··· LISTED RECORDS

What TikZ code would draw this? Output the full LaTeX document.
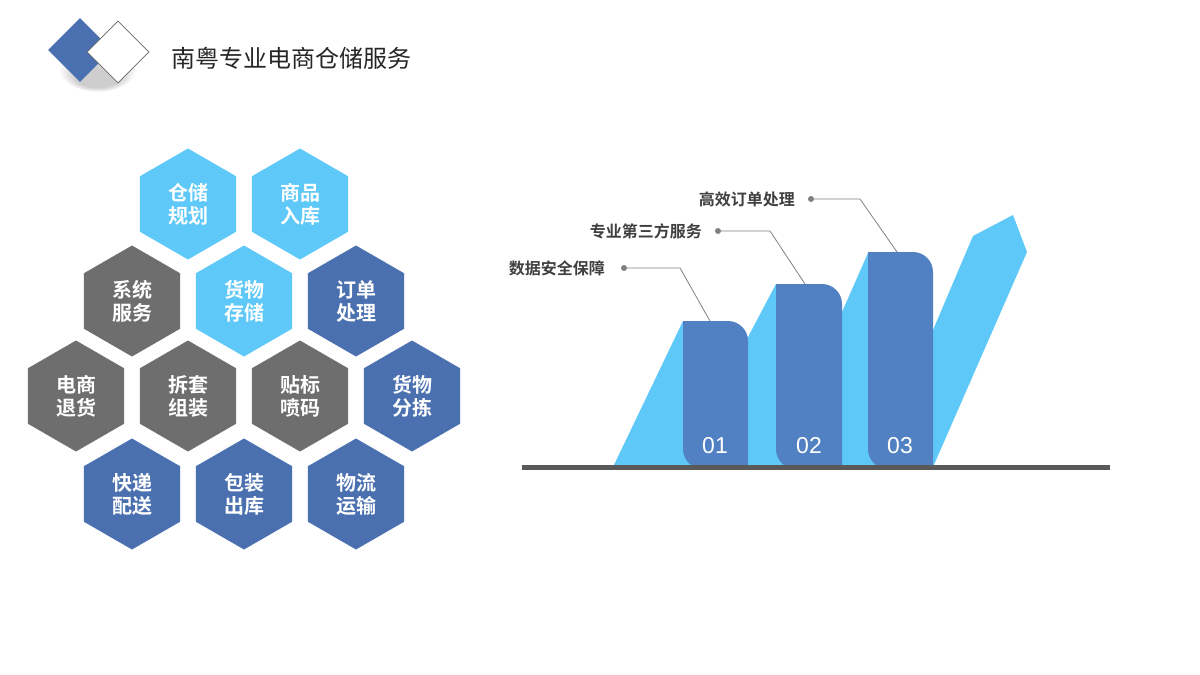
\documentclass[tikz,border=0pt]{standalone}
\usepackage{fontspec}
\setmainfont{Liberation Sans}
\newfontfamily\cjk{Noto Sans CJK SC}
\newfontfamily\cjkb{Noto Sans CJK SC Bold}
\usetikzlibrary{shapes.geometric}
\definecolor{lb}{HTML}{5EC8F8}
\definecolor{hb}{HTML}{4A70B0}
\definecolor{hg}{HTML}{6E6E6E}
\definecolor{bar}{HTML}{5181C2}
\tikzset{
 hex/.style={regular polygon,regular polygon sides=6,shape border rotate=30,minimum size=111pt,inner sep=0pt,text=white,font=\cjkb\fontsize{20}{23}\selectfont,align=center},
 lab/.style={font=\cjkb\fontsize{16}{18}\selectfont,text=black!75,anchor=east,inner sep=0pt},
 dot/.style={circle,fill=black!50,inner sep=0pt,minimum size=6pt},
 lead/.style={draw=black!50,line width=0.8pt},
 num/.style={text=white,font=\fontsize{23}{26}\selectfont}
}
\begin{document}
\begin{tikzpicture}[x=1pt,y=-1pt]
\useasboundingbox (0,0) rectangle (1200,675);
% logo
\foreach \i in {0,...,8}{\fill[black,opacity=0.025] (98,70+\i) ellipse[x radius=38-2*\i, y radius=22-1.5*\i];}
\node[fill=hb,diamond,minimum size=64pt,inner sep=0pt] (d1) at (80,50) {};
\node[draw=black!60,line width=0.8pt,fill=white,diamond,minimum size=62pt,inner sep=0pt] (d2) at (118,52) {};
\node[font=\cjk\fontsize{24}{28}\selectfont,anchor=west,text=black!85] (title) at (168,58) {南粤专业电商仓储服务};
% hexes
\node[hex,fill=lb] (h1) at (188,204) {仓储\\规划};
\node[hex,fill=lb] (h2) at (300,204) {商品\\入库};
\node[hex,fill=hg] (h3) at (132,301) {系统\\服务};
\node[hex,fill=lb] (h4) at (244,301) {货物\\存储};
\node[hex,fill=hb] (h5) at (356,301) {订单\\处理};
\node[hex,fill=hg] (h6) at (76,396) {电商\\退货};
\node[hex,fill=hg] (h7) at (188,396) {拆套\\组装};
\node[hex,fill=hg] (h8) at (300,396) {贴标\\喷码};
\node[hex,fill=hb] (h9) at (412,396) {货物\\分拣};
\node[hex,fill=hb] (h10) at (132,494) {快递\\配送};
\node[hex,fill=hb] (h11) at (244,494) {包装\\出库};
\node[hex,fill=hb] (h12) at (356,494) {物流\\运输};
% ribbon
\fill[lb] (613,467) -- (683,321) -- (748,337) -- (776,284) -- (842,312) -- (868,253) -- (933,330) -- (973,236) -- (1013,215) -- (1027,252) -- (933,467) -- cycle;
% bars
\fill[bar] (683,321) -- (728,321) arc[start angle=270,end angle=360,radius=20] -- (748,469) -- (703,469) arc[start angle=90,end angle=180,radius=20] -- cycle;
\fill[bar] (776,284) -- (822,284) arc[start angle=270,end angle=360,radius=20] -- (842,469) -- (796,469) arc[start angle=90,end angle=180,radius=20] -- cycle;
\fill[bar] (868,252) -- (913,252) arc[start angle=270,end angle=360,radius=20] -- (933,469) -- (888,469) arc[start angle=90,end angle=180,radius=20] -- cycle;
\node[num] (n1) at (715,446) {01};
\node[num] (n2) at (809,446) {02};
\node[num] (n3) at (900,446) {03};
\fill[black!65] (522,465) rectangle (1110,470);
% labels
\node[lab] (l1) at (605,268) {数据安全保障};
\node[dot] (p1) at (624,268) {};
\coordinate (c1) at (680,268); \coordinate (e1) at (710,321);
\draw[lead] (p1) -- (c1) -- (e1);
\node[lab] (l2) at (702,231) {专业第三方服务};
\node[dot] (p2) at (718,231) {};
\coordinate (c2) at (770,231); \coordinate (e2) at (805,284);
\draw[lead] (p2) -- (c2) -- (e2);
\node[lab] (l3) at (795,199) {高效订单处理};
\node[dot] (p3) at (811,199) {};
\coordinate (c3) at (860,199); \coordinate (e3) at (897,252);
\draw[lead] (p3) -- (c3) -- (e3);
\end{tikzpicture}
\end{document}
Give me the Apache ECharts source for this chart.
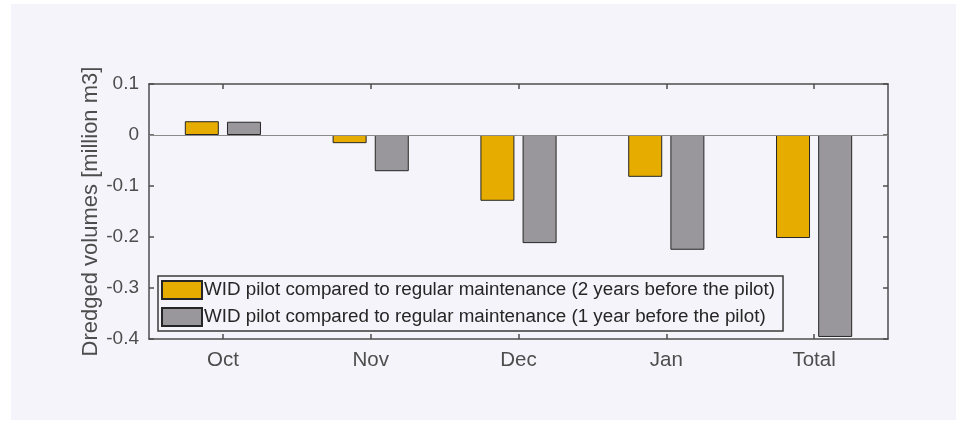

······

WHAT YOU WILL DO
Copy the listing over exactly, skipping the pictures it holds.

OUTPUT FOR THIS TASK
What TikZ code would draw this? Output the full LaTeX document.
\documentclass[tikz,border=0pt]{standalone}
\usepackage{fontspec}
\setmainfont{Liberation Sans}
\newfontfamily\cjk{Noto Sans CJK SC}
\newfontfamily\cjkb{Noto Sans CJK SC Bold}
\usetikzlibrary{shapes.geometric}
\definecolor{lb}{HTML}{5EC8F8}
\definecolor{hb}{HTML}{4A70B0}
\definecolor{hg}{HTML}{6E6E6E}
\definecolor{bar}{HTML}{5181C2}
\tikzset{
 hex/.style={regular polygon,regular polygon sides=6,shape border rotate=30,minimum size=111pt,inner sep=0pt,text=white,font=\cjkb\fontsize{20}{23}\selectfont,align=center},
 lab/.style={font=\cjkb\fontsize{16}{18}\selectfont,text=black!75,anchor=east,inner sep=0pt},
 dot/.style={circle,fill=black!50,inner sep=0pt,minimum size=6pt},
 lead/.style={draw=black!50,line width=0.8pt},
 num/.style={text=white,font=\fontsize{23}{26}\selectfont}
}
\begin{document}
\begin{tikzpicture}[x=1pt,y=-1pt]
\useasboundingbox (0,0) rectangle (1200,675);
% logo
\foreach \i in {0,...,8}{\fill[black,opacity=0.025] (98,70+\i) ellipse[x radius=38-2*\i, y radius=22-1.5*\i];}
\node[fill=hb,diamond,minimum size=64pt,inner sep=0pt] (d1) at (80,50) {};
\node[draw=black!60,line width=0.8pt,fill=white,diamond,minimum size=62pt,inner sep=0pt] (d2) at (118,52) {};
\node[font=\cjk\fontsize{24}{28}\selectfont,anchor=west,text=black!85] (title) at (168,58) {南粤专业电商仓储服务};
% hexes
\node[hex,fill=lb] (h1) at (188,204) {仓储\\规划};
\node[hex,fill=lb] (h2) at (300,204) {商品\\入库};
\node[hex,fill=hg] (h3) at (132,301) {系统\\服务};
\node[hex,fill=lb] (h4) at (244,301) {货物\\存储};
\node[hex,fill=hb] (h5) at (356,301) {订单\\处理};
\node[hex,fill=hg] (h6) at (76,396) {电商\\退货};
\node[hex,fill=hg] (h7) at (188,396) {拆套\\组装};
\node[hex,fill=hg] (h8) at (300,396) {贴标\\喷码};
\node[hex,fill=hb] (h9) at (412,396) {货物\\分拣};
\node[hex,fill=hb] (h10) at (132,494) {快递\\配送};
\node[hex,fill=hb] (h11) at (244,494) {包装\\出库};
\node[hex,fill=hb] (h12) at (356,494) {物流\\运输};
% ribbon
\fill[lb] (613,467) -- (683,321) -- (748,337) -- (776,284) -- (842,312) -- (868,253) -- (933,330) -- (973,236) -- (1013,215) -- (1027,252) -- (933,467) -- cycle;
% bars
\fill[bar] (683,321) -- (728,321) arc[start angle=270,end angle=360,radius=20] -- (748,469) -- (703,469) arc[start angle=90,end angle=180,radius=20] -- cycle;
\fill[bar] (776,284) -- (822,284) arc[start angle=270,end angle=360,radius=20] -- (842,469) -- (796,469) arc[start angle=90,end angle=180,radius=20] -- cycle;
\fill[bar] (868,252) -- (913,252) arc[start angle=270,end angle=360,radius=20] -- (933,469) -- (888,469) arc[start angle=90,end angle=180,radius=20] -- cycle;
\node[num] (n1) at (715,446) {01};
\node[num] (n2) at (809,446) {02};
\node[num] (n3) at (900,446) {03};
\fill[black!65] (522,465) rectangle (1110,470);
% labels
\node[lab] (l1) at (605,268) {数据安全保障};
\node[dot] (p1) at (624,268) {};
\coordinate (c1) at (680,268); \coordinate (e1) at (710,321);
\draw[lead] (p1) -- (c1) -- (e1);
\node[lab] (l2) at (702,231) {专业第三方服务};
\node[dot] (p2) at (718,231) {};
\coordinate (c2) at (770,231); \coordinate (e2) at (805,284);
\draw[lead] (p2) -- (c2) -- (e2);
\node[lab] (l3) at (795,199) {高效订单处理};
\node[dot] (p3) at (811,199) {};
\coordinate (c3) at (860,199); \coordinate (e3) at (897,252);
\draw[lead] (p3) -- (c3) -- (e3);
\end{tikzpicture}
\end{document}
Give me the Apache ECharts source for this chart.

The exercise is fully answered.